From WaPo:
"From 2003 to 2006, the Bush administration quietly tried to relax the draft language of a treaty meant to bar and punish "enforced disappearances" so that those overseeing the CIA's secret prison system would not be criminally prosecuted under its provisions, according to former officials and hundreds of pages of documents recently declassified by the State Department.
The aim of the global treaty, long supported by the United States, was to end official kidnappings, detentions and killings like those that plagued Latin America in the 1970s and 1980s, and that allegedly still occur in Russia, China, Iran, Colombia, Sri Lanka and elsewhere.

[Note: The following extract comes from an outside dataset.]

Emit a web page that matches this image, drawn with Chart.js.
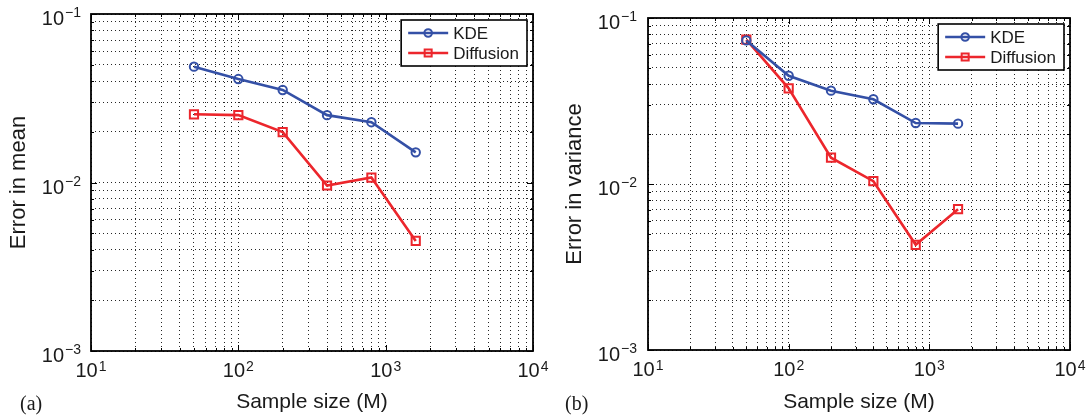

But the documents suggest that initial U.S. support for the negotiations collided head-on with the then-undisclosed goal of seizing suspected terrorists anywhere in the world for questioning by CIA interrogators or indefinite detention by the U.S. military at foreign sites.

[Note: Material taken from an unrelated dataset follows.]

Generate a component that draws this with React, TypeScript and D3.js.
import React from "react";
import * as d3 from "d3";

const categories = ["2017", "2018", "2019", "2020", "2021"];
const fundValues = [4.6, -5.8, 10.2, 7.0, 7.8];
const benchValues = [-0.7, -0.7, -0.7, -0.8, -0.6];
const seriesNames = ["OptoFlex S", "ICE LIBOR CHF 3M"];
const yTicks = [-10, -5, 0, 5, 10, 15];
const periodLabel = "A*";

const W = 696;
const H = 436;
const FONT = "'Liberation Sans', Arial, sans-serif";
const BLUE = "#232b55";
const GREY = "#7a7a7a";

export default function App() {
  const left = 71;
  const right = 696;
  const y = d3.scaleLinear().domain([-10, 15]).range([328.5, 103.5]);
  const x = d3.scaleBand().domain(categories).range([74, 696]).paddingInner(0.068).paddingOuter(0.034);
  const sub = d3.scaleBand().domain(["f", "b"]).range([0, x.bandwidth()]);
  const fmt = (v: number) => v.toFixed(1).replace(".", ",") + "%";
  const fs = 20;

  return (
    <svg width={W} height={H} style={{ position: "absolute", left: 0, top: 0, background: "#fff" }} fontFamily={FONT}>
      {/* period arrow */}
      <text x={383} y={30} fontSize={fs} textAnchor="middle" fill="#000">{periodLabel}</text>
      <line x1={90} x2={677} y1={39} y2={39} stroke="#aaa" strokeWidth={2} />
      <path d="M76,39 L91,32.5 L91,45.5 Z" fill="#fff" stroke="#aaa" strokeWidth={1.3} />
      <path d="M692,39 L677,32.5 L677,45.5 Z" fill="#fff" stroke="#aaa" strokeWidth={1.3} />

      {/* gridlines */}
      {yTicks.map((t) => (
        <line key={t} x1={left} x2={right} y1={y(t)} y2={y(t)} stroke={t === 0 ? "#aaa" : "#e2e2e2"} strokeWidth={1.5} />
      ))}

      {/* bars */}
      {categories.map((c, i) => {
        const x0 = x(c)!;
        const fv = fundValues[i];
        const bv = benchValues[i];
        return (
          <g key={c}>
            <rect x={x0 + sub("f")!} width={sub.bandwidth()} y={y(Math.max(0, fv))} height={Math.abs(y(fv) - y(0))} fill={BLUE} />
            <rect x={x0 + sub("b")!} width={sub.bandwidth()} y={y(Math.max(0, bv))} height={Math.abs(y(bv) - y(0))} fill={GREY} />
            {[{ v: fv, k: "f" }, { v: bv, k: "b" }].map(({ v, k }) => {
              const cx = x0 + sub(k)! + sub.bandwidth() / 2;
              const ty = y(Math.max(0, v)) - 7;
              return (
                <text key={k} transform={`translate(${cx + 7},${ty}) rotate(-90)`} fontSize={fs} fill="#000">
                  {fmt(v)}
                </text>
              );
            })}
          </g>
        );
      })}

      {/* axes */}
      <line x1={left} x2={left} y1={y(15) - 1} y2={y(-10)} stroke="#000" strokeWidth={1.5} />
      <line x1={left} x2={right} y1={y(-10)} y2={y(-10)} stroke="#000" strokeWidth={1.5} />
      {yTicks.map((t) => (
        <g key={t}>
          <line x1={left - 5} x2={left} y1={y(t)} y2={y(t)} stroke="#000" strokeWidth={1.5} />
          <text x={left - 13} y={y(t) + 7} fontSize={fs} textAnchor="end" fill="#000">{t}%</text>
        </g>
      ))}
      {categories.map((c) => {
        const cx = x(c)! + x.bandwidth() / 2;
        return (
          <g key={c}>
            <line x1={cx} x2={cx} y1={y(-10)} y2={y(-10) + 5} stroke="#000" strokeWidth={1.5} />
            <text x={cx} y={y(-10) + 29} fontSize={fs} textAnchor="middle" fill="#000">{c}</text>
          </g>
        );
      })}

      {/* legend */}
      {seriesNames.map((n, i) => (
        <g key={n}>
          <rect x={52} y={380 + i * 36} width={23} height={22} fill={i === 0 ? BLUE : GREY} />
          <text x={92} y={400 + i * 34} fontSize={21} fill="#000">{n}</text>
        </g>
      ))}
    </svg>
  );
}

Instead of embracing a far-reaching ban on arrests, detentions and abductions of people without disclosing their fate or whereabouts or ensuring "the protection of the law," the United States pressed in 2004 for a more limited prohibition on intentionally placing detainees outside legal protections for "a prolonged period of time." At the time, the CIA was secretly holding about a dozen prisoners."
While the birthers, racists, and glue-sniffers in general are busy screaming Commie and demanding resignations from people who broke no law, they have entirely supported the criminal enterprise known as the Bush Cheney cabal. Wonder why that is?

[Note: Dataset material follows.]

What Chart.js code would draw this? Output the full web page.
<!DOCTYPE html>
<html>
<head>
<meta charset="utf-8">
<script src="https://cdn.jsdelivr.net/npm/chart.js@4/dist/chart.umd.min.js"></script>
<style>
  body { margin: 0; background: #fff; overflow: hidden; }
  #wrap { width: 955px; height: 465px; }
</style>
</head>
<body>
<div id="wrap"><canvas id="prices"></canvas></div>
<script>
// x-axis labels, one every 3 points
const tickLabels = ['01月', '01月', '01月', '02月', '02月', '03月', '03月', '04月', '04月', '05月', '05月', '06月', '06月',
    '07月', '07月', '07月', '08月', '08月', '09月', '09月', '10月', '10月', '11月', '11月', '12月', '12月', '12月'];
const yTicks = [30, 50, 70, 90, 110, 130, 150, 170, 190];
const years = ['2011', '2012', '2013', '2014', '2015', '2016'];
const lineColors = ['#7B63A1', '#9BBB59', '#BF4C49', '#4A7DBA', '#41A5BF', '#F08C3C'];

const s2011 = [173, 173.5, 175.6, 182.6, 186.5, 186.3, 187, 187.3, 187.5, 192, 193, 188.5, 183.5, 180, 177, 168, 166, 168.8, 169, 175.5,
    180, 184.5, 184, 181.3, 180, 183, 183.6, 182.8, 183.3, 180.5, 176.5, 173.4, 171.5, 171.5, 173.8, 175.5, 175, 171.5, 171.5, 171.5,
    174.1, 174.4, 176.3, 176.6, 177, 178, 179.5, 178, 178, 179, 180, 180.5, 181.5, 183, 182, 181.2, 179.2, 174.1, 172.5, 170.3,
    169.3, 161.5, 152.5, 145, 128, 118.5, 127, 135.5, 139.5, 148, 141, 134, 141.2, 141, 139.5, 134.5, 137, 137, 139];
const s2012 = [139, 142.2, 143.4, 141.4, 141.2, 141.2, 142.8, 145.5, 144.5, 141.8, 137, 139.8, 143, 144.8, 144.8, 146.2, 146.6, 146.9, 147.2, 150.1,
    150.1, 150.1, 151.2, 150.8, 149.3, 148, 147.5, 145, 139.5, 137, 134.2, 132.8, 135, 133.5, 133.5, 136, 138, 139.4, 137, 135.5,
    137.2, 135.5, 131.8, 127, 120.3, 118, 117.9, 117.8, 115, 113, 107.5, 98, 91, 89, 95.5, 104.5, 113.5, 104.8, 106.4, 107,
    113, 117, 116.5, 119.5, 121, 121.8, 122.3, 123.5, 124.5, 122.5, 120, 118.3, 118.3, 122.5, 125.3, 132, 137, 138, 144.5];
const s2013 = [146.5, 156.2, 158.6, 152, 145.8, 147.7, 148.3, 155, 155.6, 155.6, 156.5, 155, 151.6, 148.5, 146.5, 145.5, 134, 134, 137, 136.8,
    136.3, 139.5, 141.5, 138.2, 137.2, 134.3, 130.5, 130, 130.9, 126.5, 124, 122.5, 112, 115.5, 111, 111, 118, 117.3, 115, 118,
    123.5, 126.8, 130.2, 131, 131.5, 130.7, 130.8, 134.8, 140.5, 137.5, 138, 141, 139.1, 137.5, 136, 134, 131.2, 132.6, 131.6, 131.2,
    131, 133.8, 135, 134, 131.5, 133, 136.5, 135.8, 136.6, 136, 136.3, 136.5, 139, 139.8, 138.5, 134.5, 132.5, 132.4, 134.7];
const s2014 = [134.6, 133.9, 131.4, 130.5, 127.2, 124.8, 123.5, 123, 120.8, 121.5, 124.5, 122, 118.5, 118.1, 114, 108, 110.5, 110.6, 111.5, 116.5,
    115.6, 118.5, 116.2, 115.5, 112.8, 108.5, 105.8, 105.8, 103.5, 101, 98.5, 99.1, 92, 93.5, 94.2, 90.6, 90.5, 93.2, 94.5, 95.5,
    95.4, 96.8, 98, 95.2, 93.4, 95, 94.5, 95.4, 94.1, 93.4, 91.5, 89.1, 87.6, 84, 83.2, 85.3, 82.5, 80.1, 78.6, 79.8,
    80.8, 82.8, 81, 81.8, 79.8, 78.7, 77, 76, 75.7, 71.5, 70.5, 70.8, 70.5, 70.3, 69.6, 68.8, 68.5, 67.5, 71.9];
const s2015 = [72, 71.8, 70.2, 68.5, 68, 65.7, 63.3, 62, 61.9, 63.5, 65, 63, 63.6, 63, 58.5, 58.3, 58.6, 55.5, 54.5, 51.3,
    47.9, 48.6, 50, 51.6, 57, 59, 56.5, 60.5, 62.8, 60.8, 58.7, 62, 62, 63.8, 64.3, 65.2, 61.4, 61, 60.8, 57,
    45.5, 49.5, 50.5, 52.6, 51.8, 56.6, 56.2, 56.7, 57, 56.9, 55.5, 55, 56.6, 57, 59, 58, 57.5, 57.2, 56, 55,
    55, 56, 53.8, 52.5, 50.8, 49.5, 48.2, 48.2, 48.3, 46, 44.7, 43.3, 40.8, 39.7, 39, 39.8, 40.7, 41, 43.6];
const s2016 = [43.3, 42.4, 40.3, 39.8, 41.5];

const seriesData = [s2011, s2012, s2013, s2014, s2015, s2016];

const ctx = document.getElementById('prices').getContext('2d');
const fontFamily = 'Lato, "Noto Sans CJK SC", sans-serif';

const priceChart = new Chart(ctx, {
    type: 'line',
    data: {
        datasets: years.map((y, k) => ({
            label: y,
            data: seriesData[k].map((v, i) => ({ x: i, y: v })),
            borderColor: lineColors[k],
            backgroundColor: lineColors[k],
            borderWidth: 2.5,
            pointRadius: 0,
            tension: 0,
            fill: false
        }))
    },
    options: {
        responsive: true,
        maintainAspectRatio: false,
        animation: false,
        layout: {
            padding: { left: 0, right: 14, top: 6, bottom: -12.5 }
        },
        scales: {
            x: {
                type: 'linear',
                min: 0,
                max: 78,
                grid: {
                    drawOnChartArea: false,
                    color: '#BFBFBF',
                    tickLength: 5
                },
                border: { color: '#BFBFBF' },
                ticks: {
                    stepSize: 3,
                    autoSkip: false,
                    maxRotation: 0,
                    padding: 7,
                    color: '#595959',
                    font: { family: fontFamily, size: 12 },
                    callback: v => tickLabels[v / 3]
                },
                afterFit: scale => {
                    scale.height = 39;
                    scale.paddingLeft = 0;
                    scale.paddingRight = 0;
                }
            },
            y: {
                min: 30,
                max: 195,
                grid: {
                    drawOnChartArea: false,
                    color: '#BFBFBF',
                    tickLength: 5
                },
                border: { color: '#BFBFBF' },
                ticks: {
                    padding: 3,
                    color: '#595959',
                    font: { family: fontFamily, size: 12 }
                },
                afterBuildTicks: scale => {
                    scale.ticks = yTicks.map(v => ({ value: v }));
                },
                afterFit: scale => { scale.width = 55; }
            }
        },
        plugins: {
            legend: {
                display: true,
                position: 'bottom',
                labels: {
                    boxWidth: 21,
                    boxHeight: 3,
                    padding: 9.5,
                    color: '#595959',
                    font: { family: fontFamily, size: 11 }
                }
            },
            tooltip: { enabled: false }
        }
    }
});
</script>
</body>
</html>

What is more dangerous, a person who briefly flirted with Marxism in college or a group of people in positions of government who conspired not only to violate Article 6 of the US Constitution, but the treaties we are signatories onto? Is a word (Marxism) more dangerous than an actual crime? It is, for people whose Christianity has nothing to do with the bible; whose compassion has nothing to do with those less fortunate; whose fight for "life" has nothing to do with the already living, breathing and walking whatsoever. No, for these people, it is the map of the country they defend, not the actual country. It is the flag they defend, not the Constitution. It is pointless, costly wars that they defend, but not the soldiers who return from them.
I think it is clear that people who continue to defend and protect those involved in torture, kidnappings, and indefinite detention should be called out for what they are on a regular basis: collaborators. They need to be labeled openly and shamed often.
As for members of the Bush-Cheney cabal who engaged in these crimes, there is no question what needs to be done and if we - the US - won't do it, then another country will - to our everlasting shame. Prosecution is the only option for those who hold the Constitution to be the law of the land - which it is, and for those who love their country enough to not want such a legacy attached to it.
Next time Michelle Malkin cries over the human rights in abuses in Iran, she better be ready for a serious fight - pen to pen. I am sick of these soulless, brainless, paid shills defending the indefensible in their own country while screaming in horror about it when it occurs in another nation.